Henry was in retirement at Windsor Castle on the day of her execution. As her head rolled from the block, Herne the Hunter appeared before Henry, bowed mockingly, and told the King that he was free to wed once more.
WINDSOR CASTLE illustrates various ways in which serious organizational problems can arise despite the author’s careful adherence to what looks like neat structural division. The book shares with the body of William Harrison Ainsworth’s fiction a variety of significant features: a complicated series of more or less interwoven actions and intrigues interlaced with historical matter, introducing a complex dimension all its own, as well as important architectural and scientific backgrounds and supernatural events, or what appear to be fated occurrences. The book is also well researched, and descriptions and action scenes are as superbly drawn as in Ainsworth’s other novels. The author’s use of subplots, however, is a feature that is disturbing and requires some consideration.

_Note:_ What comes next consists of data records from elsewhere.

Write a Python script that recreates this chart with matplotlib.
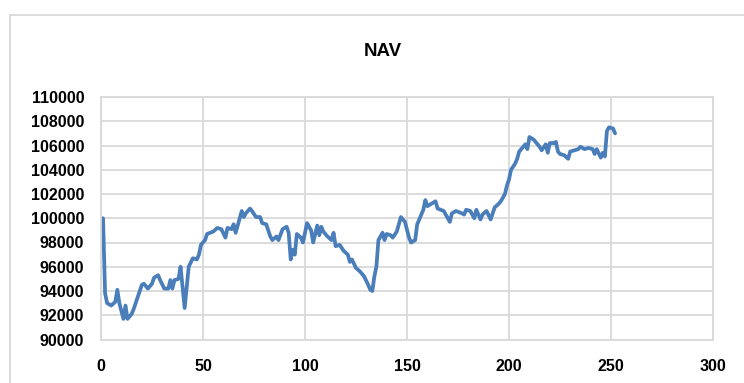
import matplotlib.pyplot as plt
from matplotlib.lines import Line2D

# day index and NAV values
day = [1, 2, 3, 5, 7, 8, 9, 11, 12, 13, 15, 16, 18, 20, 21, 23, 25, 26, 28, 29,
       31, 33, 34, 35, 36, 38, 39, 41, 43, 45, 47, 48, 49, 51, 52, 55, 57, 59, 61, 62,
       64, 65, 66, 69, 70, 71, 73, 74, 76, 78, 79, 81, 83, 84, 86, 87, 89, 91, 92, 93,
       94, 95, 96, 98, 99, 101, 103, 104, 106, 107, 108, 109, 111, 113, 114, 115, 117, 119, 121, 122,
       123, 125, 127, 129, 131, 132, 133, 134, 135, 136, 138, 139, 140, 142, 143, 145, 146, 147, 149, 151,
       152, 154, 155, 156, 158, 159, 160, 161, 164, 165, 168, 169, 171, 172, 174, 177, 178, 179, 181, 183,
       184, 185, 186, 187, 189, 191, 192, 193, 195, 196, 198, 199, 200, 201, 203, 204, 205, 207, 208, 209,
       210, 212, 213, 215, 216, 218, 219, 220, 222, 223, 224, 225, 227, 229, 230, 232, 234, 235, 237, 239,
       241, 242, 243, 245, 246, 247, 248, 249, 251, 252]
nav = [100000, 93800, 93000, 92800, 93100, 94100, 93000, 91700, 92800, 91700, 92100, 92500, 93500, 94500, 94600, 94200, 94600, 95100, 95300, 94900,
       94200, 94200, 94900, 94200, 94900, 95000, 96000, 92600, 96000, 96700, 96600, 97000, 97800, 98200, 98700, 98900, 99200, 99100, 98400, 99200,
       99100, 99500, 98800, 100600, 100100, 100400, 100800, 100600, 100100, 100100, 99600, 99500, 98500, 98200, 98500, 98200, 99100, 99300, 98800, 96600,
       97400, 97000, 98700, 98400, 98000, 99600, 99000, 98000, 99400, 98600, 99300, 98900, 98500, 98200, 98800, 97700, 97800, 97300, 97000, 96400,
       96600, 95900, 95600, 95200, 94500, 94100, 94000, 95200, 96000, 98200, 98800, 98200, 98700, 98600, 98400, 98900, 99500, 100100, 99700, 98400,
       98000, 98200, 99500, 99900, 100700, 101500, 101000, 101100, 101400, 100800, 100600, 100300, 99700, 100400, 100600, 100400, 100300, 100700, 100600, 100000,
       100700, 100300, 99900, 100300, 100600, 99900, 100400, 100900, 101200, 101400, 102000, 102700, 103200, 104000, 104500, 104900, 105500, 105900, 106100, 105700,
       106700, 106500, 106300, 105900, 105600, 106100, 105400, 106200, 106200, 106300, 105500, 105300, 105200, 104900, 105500, 105600, 105700, 105900, 105700, 105800,
       105700, 105300, 105700, 105000, 105400, 105100, 107200, 107500, 107400, 107000]

grid_col = '#d9d9d9'
plt.rcParams['font.family'] = ['Liberation Sans', 'DejaVu Sans']

fig = plt.figure(figsize=(7.44, 3.83), dpi=100)
ax = fig.add_axes([101/744, 1-339.5/383, (713-101)/744, (339.5-97)/383])

ax.plot(day, nav, color='#4a7ebb', lw=2.7, solid_joinstyle='round', solid_capstyle='round')

ax.set_xlim(0, 300)
ax.set_ylim(90000, 110000)
ax.set_xticks(range(0, 301, 50))
ax.set_yticks(range(90000, 110001, 2000))
ax.grid(True, color=grid_col, lw=1.3)
ax.set_axisbelow(True)
for s in ax.spines.values():
    s.set_color(grid_col)
    s.set_linewidth(1.3)
ax.tick_params(length=0, labelsize=11.5)
ax.tick_params(axis='y', pad=12)
ax.tick_params(axis='x', pad=14)
for lab in ax.get_xticklabels() + ax.get_yticklabels():
    lab.set_fontweight('bold')

fig.text(383/744, 1-51/383, 'NAV', ha='center', va='center',
         fontsize=13.5, fontweight='bold')

# outer chart border (left and top edges visible)
fig.add_artist(Line2D([10/744, 10/744, 1.0], [0.0, 1-15/383, 1-15/383],
                      transform=fig.transFigure, color=grid_col, lw=1.3))

fig.savefig('out.png', dpi=100)
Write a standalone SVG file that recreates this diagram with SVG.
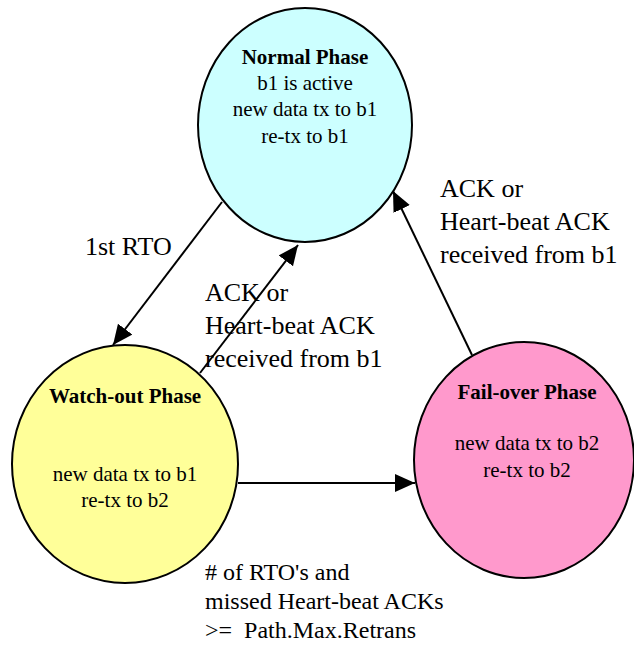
<svg xmlns="http://www.w3.org/2000/svg" width="634" height="645" viewBox="0 0 634 645">
<defs>
<marker id="ah" markerUnits="userSpaceOnUse" markerWidth="22" markerHeight="20" refX="20" refY="9" orient="auto">
<path d="M0,0 L20,9 L0,18 z" fill="#000"/>
</marker>
<style>
.st{stroke:#000;stroke-width:2}
.t{font-family:"Liberation Serif","Times New Roman",serif;font-size:21px;fill:#000;text-anchor:middle}
.b{font-weight:bold}
.l{font-family:"Liberation Serif","Times New Roman",serif;font-size:26px;fill:#000}
.l2{font-family:"Liberation Serif","Times New Roman",serif;font-size:24px;fill:#000}
.c{stroke:#000;stroke-width:2;fill:none;marker-end:url(#ah)}
</style>
</defs>
<rect width="634" height="645" fill="#fff"/>
<g id="normal">
<ellipse class="st" cx="305" cy="125" rx="107" ry="117" fill="#CCFFFF"/>
<text class="t b" x="305" y="64">Normal Phase</text>
<text class="t" x="305" y="90">b1 is active</text>
<text class="t" x="305" y="116">new data tx to b1</text>
<text class="t" x="305" y="143">re-tx to b1</text>
</g>
<g id="watchout">
<ellipse class="st" cx="125" cy="464" rx="113" ry="119" fill="#FFFF99"/>
<text class="t b" x="125" y="403">Watch-out Phase</text>
<text class="t" x="125" y="481">new data tx to b1</text>
<text class="t" x="125" y="507">re-tx to b2</text>
</g>
<g id="failover">
<ellipse class="st" cx="524" cy="460" rx="110" ry="118" fill="#FF99CC"/>
<text class="t b" x="527" y="399">Fail-over Phase</text>
<text class="t" x="527" y="450">new data tx to b2</text>
<text class="t" x="527" y="477">re-tx to b2</text>
</g>
<g id="connectors">
<line class="c" x1="222" y1="202" x2="113" y2="345"/>
<line class="c" x1="200" y1="373" x2="298" y2="245"/>
<line class="c" x1="472" y1="355" x2="393" y2="191"/>
<line class="c" x1="238" y1="483" x2="415" y2="483"/>
</g>
<g id="labels">
<text class="l" x="85" y="255">1st RTO</text>
<text class="l" x="205" y="301">ACK or</text>
<text class="l" x="205" y="334">Heart-beat ACK</text>
<text class="l" x="205" y="367">received from b1</text>
<text class="l" x="440" y="197">ACK or</text>
<text class="l" x="440" y="230">Heart-beat ACK</text>
<text class="l" x="440" y="263">received from b1</text>
<text class="l2" x="205" y="580"># of RTO's and</text>
<text class="l2" x="205" y="609">missed Heart-beat ACKs</text>
<text class="l2" x="205" y="638" xml:space="preserve">&gt;=  Path.Max.Retrans</text>
</g>
</svg>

It must not be assumed that Ainsworth’s subplots are always mere padding. Frequently, such subplots significantly enlarge the scope of the principal action of the novel, but in WINDSOR CASTLE, Ainsworth repeatedly introduces motifs that he fails to develop fully. For example, the unhappy romance of Surrey and the fair Geraldine, although it serves to illustrate the power of Henry VIII, is too sketchily treated to sustain interest.
There are other loose ends in the book, but they do not really impair the structure. Book 6, for example, takes place seven years after the first five parts, but, showing as it does the downfall of Anne Boleyn, it is a logical consequence if not an integral part of the main action. Furthermore, it is not disturbing to have the supernatural dimension involving Herne the Hunter and his repeated incursions, because they consistently affect the king and have a definite place in advancing action and creating atmosphere.
This interesting novel of the reign of King Henry VIII combines two traditions of English fiction: the historical romance and the Gothic romance of mystery and terror. An element of the weird is imparted to the novel by the mysterious figure of Herne the Hunter, an apparition out of the imagination of medieval England and still a creature of legend in the history of Windsor Castle. In his novel, Ainsworth gave Herne the function of a somewhat disorganized conscience. Linked to forces of evil as well as to those of good, he never has a clearly defined symbolic value.
Although Ainsworth allows himself to stray too often from the main track of his narrative, the average reader will not be disturbed by this lack of unity since the novel contains all the exciting action, colorful descriptions, and living history for which the author is justly famous.